Merging traditional stacks

Traditional stacks may be merged, but the total number of stack units must not exceed the maximum stack supported by the device. For example, you could combine two stacks of ICX 7750 devices with four units each into a single stack of eight units.

NOTE
You cannot use secure-setup to merge stacks because secure-setup does not work across stack boundaries.

You can merge stacks by connecting them together using the stacking ports. Before doing this, make sure that no stacking ports (for example, ports on an end unit in a linear stack topology) have been reconfigured as data ports.

When stacks are merged, an election is held among the active controllers. The winning controller retains its configuration and the IDs of all of its original stack members. The remaining stack units lose their configuration and are reset. If the IDs of the losing stack units conflict with the IDs of the winning units, they may change, and the IDs will no longer be sequential.

NOTE
You can use secure-setup to renumber the members in the newly merged stack. Refer to Renumbering stack units for more information.
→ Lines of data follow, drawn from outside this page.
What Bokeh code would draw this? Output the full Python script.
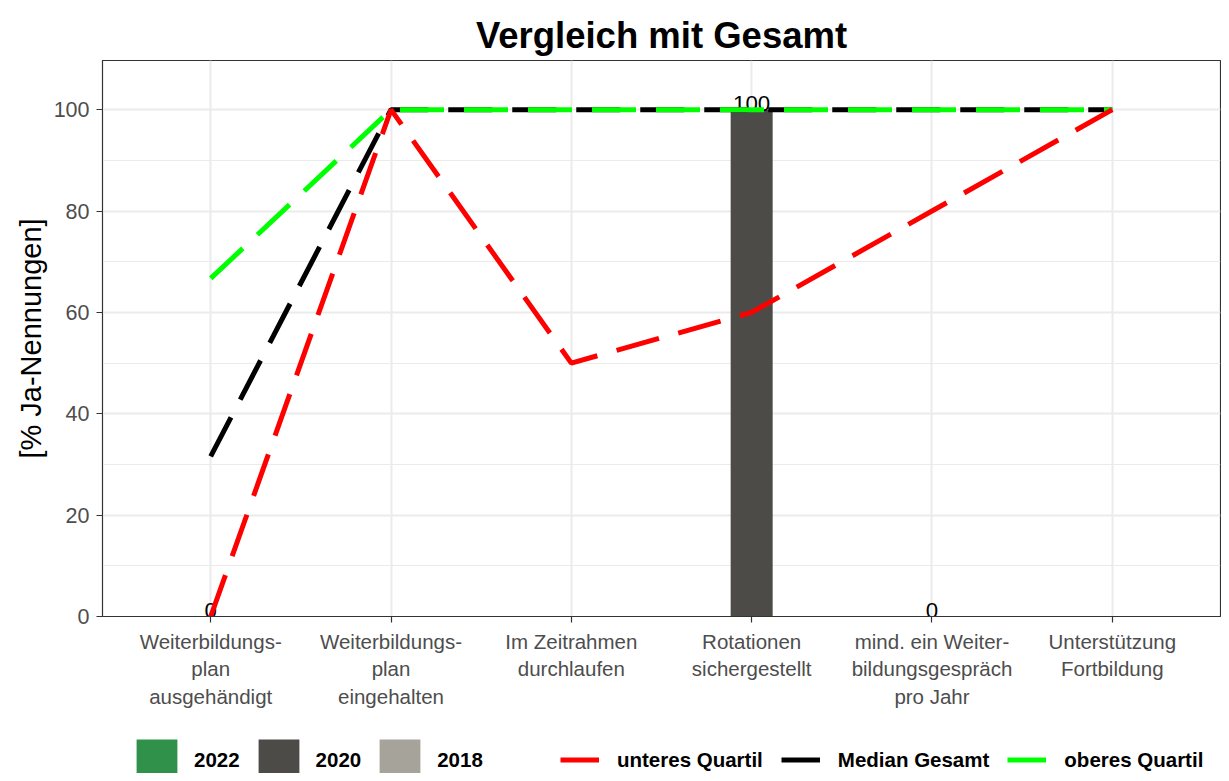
import math
from bokeh.plotting import figure
from bokeh.layouts import column
from bokeh.models import ColumnDataSource, Range1d, FixedTicker, Legend, LegendItem
from bokeh.embed import file_html
from bokeh.resources import INLINE
from bokeh.core.properties import value
from bokeh.transform import dodge

NaN = float("nan")

# ---------------- data ----------------
categories = [
    "Weiterbildungs-\nplan\nausgehändigt",
    "Weiterbildungs-\nplan\neingehalten",
    "Im Zeitrahmen\ndurchlaufen",
    "Rotationen\nsichergestellt",
    "mind. ein Weiter-\nbildungsgespräch\npro Jahr",
    "Unterstützung\nFortbildung",
]
years = ["2022", "2020", "2018"]
values_2022 = [NaN, NaN, NaN, NaN, NaN, NaN]
values_2020 = [0, NaN, NaN, 100, 0, NaN]
values_2018 = [NaN, NaN, NaN, NaN, NaN, NaN]
unteres_quartil = [0, 100, 50, 60, 80, 100]
median_gesamt = [31.6, 100, 100, 100, 100, 100]
oberes_quartil = [66.7, 100, 100, 100, 100, 100]
line_names = ["unteres Quartil", "Median Gesamt", "oberes Quartil"]
y_ticks = [0, 20, 40, 60, 80, 100]
y_minor = [10, 30, 50, 70, 90]

year_colors = ["#2F914A", "#4D4B47", "#A6A39B"]
line_colors = ["#FF0000", "#000000", "#00FF00"]

FONT = "Liberation Sans"
xs = list(range(1, len(categories) + 1))

W = 1221
p = figure(
    width=W, height=710,
    x_range=Range1d(0.4, 6.6), y_range=Range1d(0, 109.7),
    output_backend="svg", toolbar_location=None,
    min_border_left=102, min_border_right=1, min_border_top=60, min_border_bottom=94,
)
p.background_fill_color = "white"
p.border_fill_color = "white"
p.outline_line_color = "#333333"
p.outline_line_width = 1.2

# title
p.title.text = "Vergleich mit Gesamt"
p.title.align = "center"
p.title.text_font = FONT
p.title.text_font_size = "36.5px"
p.title.text_font_style = "bold"
p.title.text_color = "black"

# grids
p.xgrid.ticker = FixedTicker(ticks=xs)
p.ygrid.ticker = FixedTicker(ticks=y_ticks, minor_ticks=y_minor)
for g in (p.xgrid, p.ygrid):
    g.grid_line_color = "#EBEBEB"
    g.grid_line_width = 2
p.ygrid.minor_grid_line_color = "#EBEBEB"
p.ygrid.minor_grid_line_width = 1

# axes
p.xaxis.ticker = FixedTicker(ticks=xs)
p.xaxis.major_label_overrides = {x: c for x, c in zip(xs, categories)}
p.yaxis.ticker = FixedTicker(ticks=y_ticks, minor_ticks=y_minor)
p.yaxis.axis_label = "[% Ja-Nennungen]"
for ax in (p.xaxis[0], p.yaxis[0]):
    ax.axis_line_color = "#333333"
    ax.major_tick_line_color = "#333333"
    ax.major_tick_line_width = 1.2
    ax.major_tick_out = 6
    ax.major_tick_in = 0
    ax.minor_tick_line_color = None
    ax.major_label_text_font = FONT
    ax.major_label_text_color = "#4D4D4D"
    ax.major_label_standoff = 7
    ax.axis_label_text_font = FONT
    ax.axis_label_text_font_style = "normal"
    ax.axis_label_text_color = "black"
p.xaxis.major_label_text_font_size = "20.5px"
p.yaxis.major_label_text_font_size = "21.5px"
p.yaxis.axis_label_text_font_size = "29px"
p.yaxis.axis_label_standoff = 4

# bars (dodged)
bar_w = 0.233
offsets = [-bar_w, 0, bar_w]
for vals, col, off in zip([values_2022, values_2020, values_2018], year_colors, offsets):
    src = ColumnDataSource(dict(x=xs, top=vals))
    p.vbar(x=dodge("x", off), top="top", bottom=0, width=bar_w,
           fill_color=col, line_color=None, source=src)

# bar value labels
for vals, off in zip([values_2022, values_2020, values_2018], offsets):
    lx = [x for x, v in zip(xs, vals) if not math.isnan(v)]
    ly = [v for v in vals if not math.isnan(v)]
    if lx:
        lsrc = ColumnDataSource(dict(x=lx, y=ly, t=[f"{v:.0f}" for v in ly]))
        p.text(x=dodge("x", off), y="y", text="t", source=lsrc,
               text_font=value(FONT), text_font_size="22.3px", text_color="black",
               text_align="center", text_baseline="alphabetic", y_offset=-6)

# quartile lines
for name, vals, col in [("Median Gesamt", median_gesamt, line_colors[1]),
                        ("oberes Quartil", oberes_quartil, line_colors[2]),
                        ("unteres Quartil", unteres_quartil, line_colors[0])]:
    src = ColumnDataSource(dict(x=xs, y=vals))
    p.line(x="x", y="y", source=src, line_color=col,
           line_width=5, line_dash="44 20", line_cap="butt")

# ---------------- legend strip (separate figure below) ----------------
lg = figure(
    width=W, height=63, x_range=Range1d(0, 1), y_range=Range1d(0, 1),
    output_backend="svg", toolbar_location=None,
    x_axis_location=None, y_axis_location=None,
    min_border_left=0, min_border_right=0, min_border_top=0, min_border_bottom=0,
)
lg.outline_line_color = None
lg.xgrid.visible = False
lg.ygrid.visible = False
lg.background_fill_color = "white"
lg.border_fill_color = "white"

key_bars = [lg.vbar(x=[NaN], top=[NaN], width=0.1, fill_color=c, line_color=None)
            for c in year_colors]
key_lines = [lg.line(x=[NaN, NaN], y=[NaN, NaN], line_color=c, line_width=5)
             for c in line_colors]

common = dict(
    orientation="horizontal", padding=0, margin=0, border_line_color=None,
    background_fill_alpha=0, label_text_font=FONT, label_text_font_style="bold",
    label_text_font_size="20.5px", label_text_color="black", glyph_height=51,
)
legA = Legend(items=[LegendItem(label=y, renderers=[r]) for y, r in zip(years, key_bars)],
              location=(29, -12), glyph_width=51, label_standoff=12, spacing=13, **common)
legB = Legend(items=[LegendItem(label=n, renderers=[r]) for n, r in zip(line_names, key_lines)],
              location=(458, -12), glyph_width=39, label_standoff=18, spacing=18, **common)
lg.add_layout(legA)
lg.add_layout(legB)

layout = column(p, lg, spacing=0)
open("out.html", "w").write(file_html(layout, INLINE))
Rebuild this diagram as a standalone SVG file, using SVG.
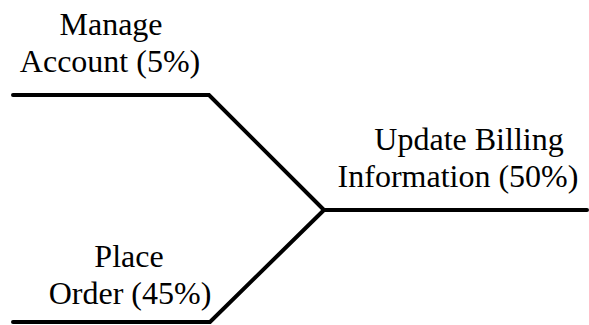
<svg xmlns="http://www.w3.org/2000/svg" width="589" height="325" viewBox="0 0 589 325">
<style>
.lbl{font-family:"Liberation Serif","Times New Roman",serif;font-size:32px;fill:#000;text-anchor:middle}
.ln{fill:none;stroke:#000;stroke-width:4;stroke-linecap:round;stroke-linejoin:miter}
</style>
<rect width="589" height="325" fill="#fff"/>
<g id="connectors">
<polyline class="ln" points="13,95 209,95 324,210"/>
<polyline class="ln" points="13,322 210,322 324,210"/>
<polyline class="ln" points="324,210 587,210"/>
</g>
<g id="manage-account">
<text class="lbl" x="111" y="35">Manage</text>
<text class="lbl" x="110" y="72">Account (5%)</text>
</g>
<g id="update-billing">
<text class="lbl" x="469" y="150">Update Billing</text>
<text class="lbl" x="458" y="187">Information (50%)</text>
</g>
<g id="place-order">
<text class="lbl" x="129" y="267">Place</text>
<text class="lbl" x="130" y="304">Order (45%)</text>
</g>
</svg>
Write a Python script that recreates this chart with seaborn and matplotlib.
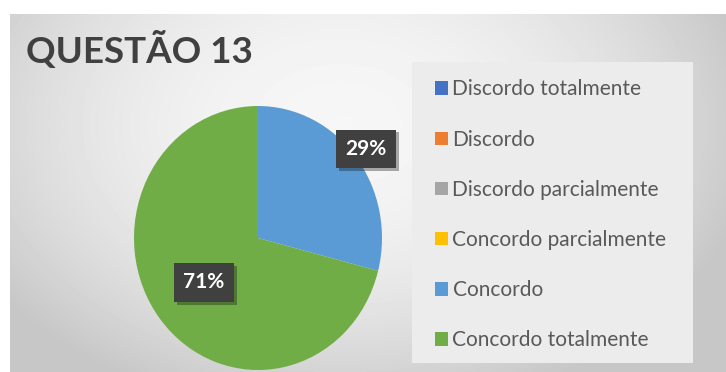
import numpy as np
import seaborn as sns
import matplotlib.pyplot as plt
from matplotlib.patches import Rectangle
import matplotlib.patheffects as pe

categories = ['Discordo totalmente', 'Discordo', 'Discordo parcialmente',
              'Concordo parcialmente', 'Concordo', 'Concordo totalmente']
percentages = [0, 0, 0, 0, 29, 71]
colors = ['#4472C4', '#ED7D31', '#A5A5A5', '#FFC000', '#5B9BD5', '#70AD47']
title = 'QUESTÃO 13'

sns.set_style('white')
plt.rcParams['font.family'] = ['Lato', 'DejaVu Sans']

W, H = 726, 372
fig = plt.figure(figsize=(W / 100, H / 100), dpi=100)
fig.patch.set_facecolor('white')

# soft gray radial background of the chart area
bg = fig.add_axes([10 / W, 0, (W - 10) / W, (H - 14) / H])
yy, xx = np.mgrid[0:358, 0:716]
d = ((xx - 330) / 400.0) ** 2 + ((yy - 110) / 280.0) ** 2
grad = np.clip(0.965 - 0.17 * d, 0.78, 1)
bg.imshow(grad, cmap='gray', vmin=0, vmax=1, aspect='auto', interpolation='bilinear')
bg.axis('off')

# legend panel
fig.patches.append(Rectangle((412 / W, 1 - 363 / H), 281 / W, 301 / H,
                             transform=fig.transFigure, facecolor='#ececec',
                             edgecolor='none', zorder=0))

fig.text(26 / W, 1 - 63 / H, title, fontsize=26.5, fontweight='bold',
         color='#404040', va='baseline', ha='left')

ax = fig.add_axes([134 / W, 2 / H, 248 / W, 264 / H])
pal = sns.color_palette(colors)
wedges, _ = ax.pie(percentages, colors=pal, startangle=90, counterclock=False,
                   wedgeprops=dict(linewidth=0))
ax.set_xlim(-1, 1)
ax.set_ylim(-1, 1)
ax.set_aspect('auto')
ax.axis('off')

label_dist = {'Concordo': 1.1, 'Concordo totalmente': 0.55}
for w, cat, val in zip(wedges, categories, percentages):
    if val == 0:
        continue
    ang = np.deg2rad((w.theta1 + w.theta2) / 2)
    r = label_dist[cat]
    t = ax.text(r * np.cos(ang), r * np.sin(ang), f'{val}%', color='white',
                fontsize=15, fontweight='bold', ha='center', va='center',
                bbox=dict(boxstyle='square,pad=0.45', facecolor='#404040',
                          edgecolor='none'))
    t.get_bbox_patch().set_path_effects(
        [pe.SimplePatchShadow(offset=(2, -2), alpha=0.35), pe.Normal()])

leg = fig.legend(wedges, categories, loc='upper left',
                 bbox_to_anchor=(425 / W, 1 - 69 / H), frameon=False,
                 fontsize=15, labelcolor='#595959', handlelength=0.62,
                 handleheight=0.62, handletextpad=0.2, labelspacing=1.45,
                 borderpad=0)

fig.savefig('out.png', dpi=100)
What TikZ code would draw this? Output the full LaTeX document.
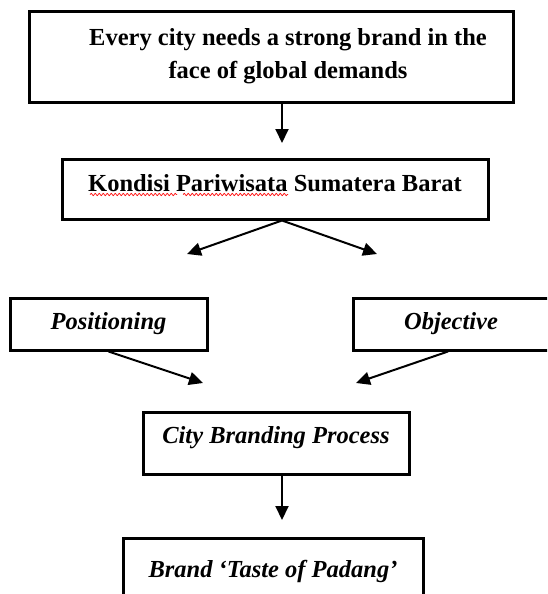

The following examples show how stack merging works:

  • If a stack partitions into multiple stacks because of a connection failure, you can fix the connection and the stack partitions will merge back into the original stack with no change to stack IDs because all stack IDs are distinct.
  • In a linear stack topology, the end units of the stack have only one stacking port configured. Before you can merge two linear stacks, you must reconfigure the end units so that both ports are stacking ports.